Do you allow or encourage your employees to treat customers well? I am not necessarily talking about rolling out the red carpet for every customer. Geez, when I worked on Main Street at the Magic Kingdom, great customer service was processing payments for over 130 transactions at one register in the 60 minutes before the 3 o’clock parade rolled through. I didn’t have time to draw Mickey faces on receipts. I was trying to get these people to pay for their pastries and make it back to their families before little Johnny saw Mickey Mouse on the float.
What happened during slow times? Of course, I got to chat for a minute or two with guests, ask about their favorite ride of the day, or point out the best place to see Tinker Bell during the nightly fireworks show.
Was my face muscles aching the first week of work from the smiling? Yes. And yes, there are lots of muscles in the face. The funny thing was it all felt a little odd to be so energetic most of the time in front of guests. But when the culture and everyone else is doing it, it becomes habit to have fun at work. I didn’t have to run to my boss and explain that little Susie dropped her ice cream cone and was crying. I was allowed to get her a new one for free. Without asking a supervisor for permission.
What else did I do for guests? I gave them front row seats when I worked at the Beauty and the Beast show. I sang along to the background music, pretending to be Ariel or Jasmine. I started “Mickey Mouse” and “Donald Duck” chants from opposite sides of the street while waiting for the fireworks show. I handed out Mickey Mouse stickers to kids. I had a cartwheel race with youngsters in Frontierland. I taught old people and young ones how to do the macarena dance on Sunset Boulevard. I took more pictures than most professional photographers did in a day. (That was waaaay before smartphones and selfies). What did these cost? Nothing, well, the stickers cost a few pennies each. What did the guests get out of it? Interaction, entertainment, and magical memories. What did I get out of it? A chance to do something fun, perhaps even a break from the monotony of the job.
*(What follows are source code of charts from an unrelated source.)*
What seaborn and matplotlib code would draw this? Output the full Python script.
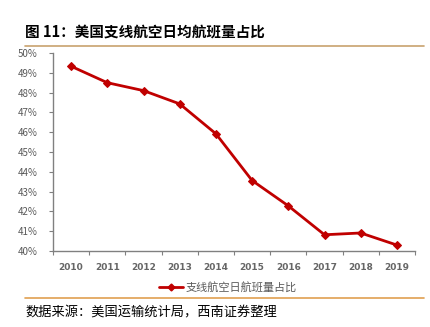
import matplotlib
matplotlib.use("Agg")
import matplotlib.pyplot as plt
import seaborn as sns
import pandas as pd
import numpy as np
from matplotlib.ticker import FixedLocator, FuncFormatter
from matplotlib.lines import Line2D

years = ["2010", "2011", "2012", "2013", "2014", "2015", "2016", "2017", "2018", "2019"]
share = [49.33, 48.50, 48.10, 47.43, 45.92, 43.56, 42.28, 40.82, 40.91, 40.30]
series_name = "支线航空日航班量占比"
title = "图 11：美国支线航空日均航班量占比"
source = "数据来源：美国运输统计局，西南证券整理"
y_ticks = [40, 41, 42, 43, 44, 45, 46, 47, 48, 49, 50]

sns.set_style("white")
plt.rcParams['font.family'] = ['Noto Sans CJK SC', 'DejaVu Sans']

df = pd.DataFrame({"year": years, "share": share})

fig = plt.figure(figsize=(4.31, 3.27), dpi=100)
ax = fig.add_axes([53/431, 1-251/327, (415-53)/431, (251-53)/327])

red = "#C00000"
sns.lineplot(data=df, x="year", y="share", ax=ax, color=red, linewidth=2,
             marker="D", markersize=4.5, markeredgecolor=red, sort=False, legend=False)

ax.set_ylim(40, 50)
ax.set_xlim(-0.5, len(years) - 0.5)
ax.set_yticks(y_ticks)
ax.yaxis.set_major_formatter(FuncFormatter(lambda v, p: f"{int(round(v))}%"))
ax.set_xticks(range(len(years)))
ax.set_xticklabels(years)
ax.xaxis.set_minor_locator(FixedLocator(np.arange(-0.5, len(years), 1.0)))
ax.set_xlabel("")
ax.set_ylabel("")

gray = "#595959"
for s in ["top", "right"]:
    ax.spines[s].set_visible(False)
for s in ["left", "bottom"]:
    ax.spines[s].set_color("#808080")
    ax.spines[s].set_linewidth(1.0)

ax.tick_params(axis="y", which="major", direction="out", length=3, width=0.8,
               color="#808080", labelsize=7, labelcolor=gray, pad=8, left=True)
ax.tick_params(axis="x", which="major", length=0, labelsize=6.5, labelcolor="#666666", pad=9)
ax.tick_params(axis="x", which="minor", direction="out", length=3, width=0.8,
               color="#808080", bottom=True)
for lab in ax.get_xticklabels():
    lab.set_fontweight("bold")
    lab.set_fontfamily(["DejaVu Sans"])

handle = Line2D([], [], color=red, linewidth=2, marker="D", markersize=3.5)
leg = fig.legend([handle], [series_name], loc="center", bbox_to_anchor=(228/431, 1-287/327),
                 frameon=False, fontsize=8, handlelength=2.2, handletextpad=0.2)
for t in leg.get_texts():
    t.set_color(gray)

fig.text(25/431, 1-32/327, title, fontsize=10.5, fontweight="bold", va="center", ha="left", color="black")
fig.add_artist(Line2D([25/431, 424/431], [1-45.5/327, 1-45.5/327], color="#C8A26E", linewidth=1.2))
fig.add_artist(Line2D([25/431, 424/431], [1-298/327, 1-298/327], color="#E0A050", linewidth=1.2))
fig.text(25/431, 1-313/327, source, fontsize=9.5, fontstyle="italic", va="center", ha="left", color="black")

fig.savefig("out.png", dpi=100)
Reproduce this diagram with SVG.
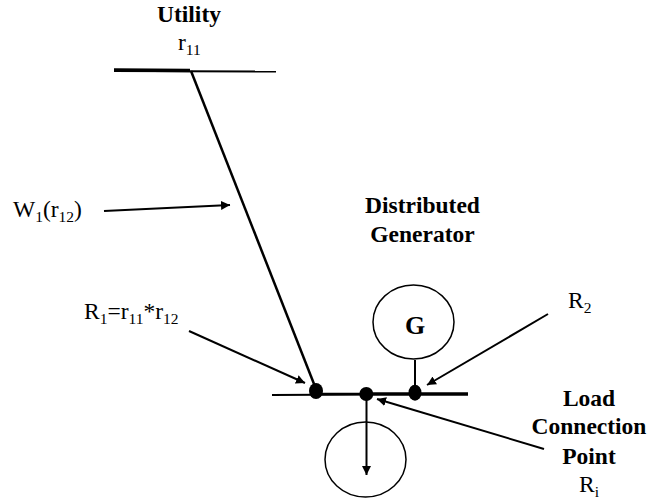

Chick-fil-A teaches employees to say please and thank you. They teach them to interact with guests as human beings. There are a lot more things but do you see where I am going? What are some exceptional guest service things that you can do? What will you empower your employees to do? Do your employees have magic wands too?
If you need ideas or perhaps someone to take a fresh look at your business, let me know. There are also a myriad of business processes that must support great customer service. Even for non-customer facing businesses, there are opportunities for great business to business service. Handing out chocolate chip cookies or forcing employees to smile won’t equate to top customer service rankings. An entire business model that is customer service-centric will.